I’d also like to share something that I found, when playing around with GeoGebra. I constructed an isosceles triangle based on a circle, and then constructed the orthocenter, and then animated one of the legs as I traced the path of the orthocenter.
I made a video and narrated it, showing the steps as well.
Well, it turns out that when you do interesting things and share them on Twitter, you get a wonderful variety of interesting other things happening.
Mark Kaercher (@shskaercher) had all sorts of brilliant ideas to explore:
— Mark Kaercher (@shskaercher) December 5, 2017
Steve Phelps (@giohio) suggested tracing the incenters and excenters together, and later put a whole bunch together:
Do the paths really all intersect at these two points? pic.twitter.com/6J9j8Z3Yck
— Steve Phelps (@giohio) December 5, 2017
Henri Piccioto (@hpicciotto) modeled my original question in Cabri:
I did the orthocenter experiment you suggested in Cabri, because GeoGebra does not give me the equation of a locus, or at least I don’t know how to get it.

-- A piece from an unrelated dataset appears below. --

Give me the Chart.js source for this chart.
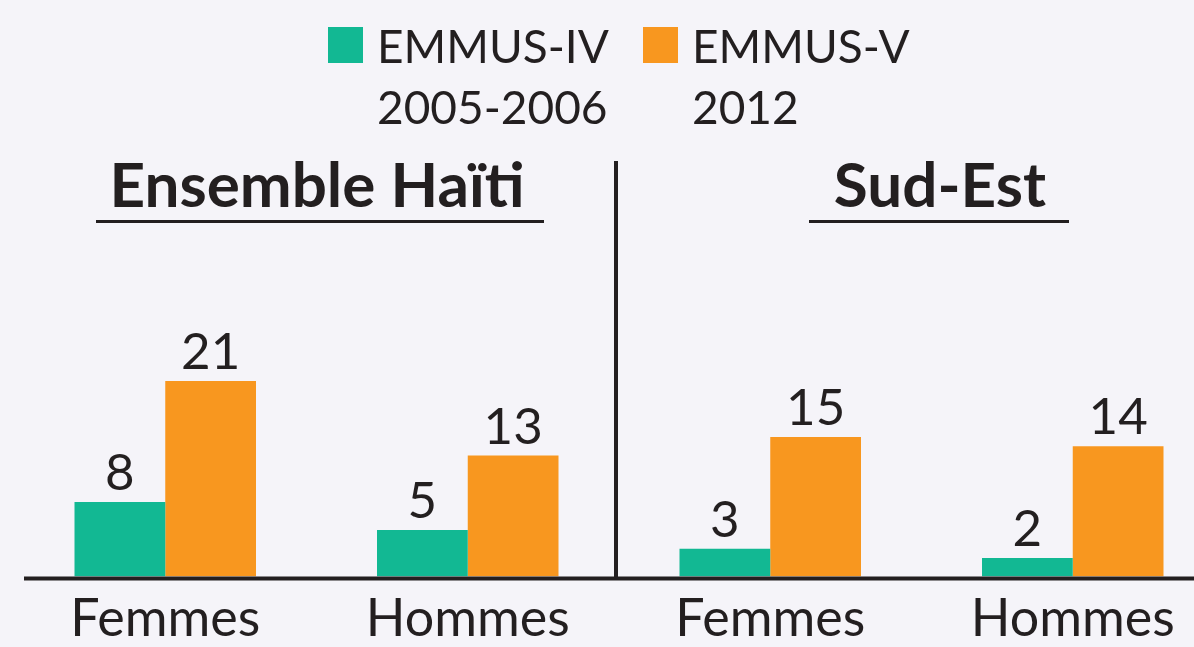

I used a unit circle centered at the origin, and I put B on the x-axis. See below for the equation. pic.twitter.com/woXswfCPUP
— Henri Picciotto (@hpicciotto) December 5, 2017
And then Henri explored further:
I tried it, with that same experiment. (Fig 1.) In red, the cubic computed by Cabri, which matches the locus (Fig 2.) In blue, the quartic computed by GeoGebra (Fig 3). It too matches the locus, but notice the extra line. Equations are in Fig 4. I think Cabri wins this round? pic.twitter.com/zBllE84Vzp
— Henri Picciotto (@hpicciotto) December 6, 2017
I was thrilled to watch this thread, although I barely was able to take part. You see, I started this post on Monday morning before school, and partway through my second class on Monday, a family emergency came up and I’ve been otherwise occupied for most of the time since then. For anyone I haven’t told who reads this and is curious, please feel free to reach out and ask. Everything isn’t great or okay, but I’m being cautiously optimistic at the moment, and really yearning to get back to the classroom and back to the world of math and teaching and a sense of normalcy.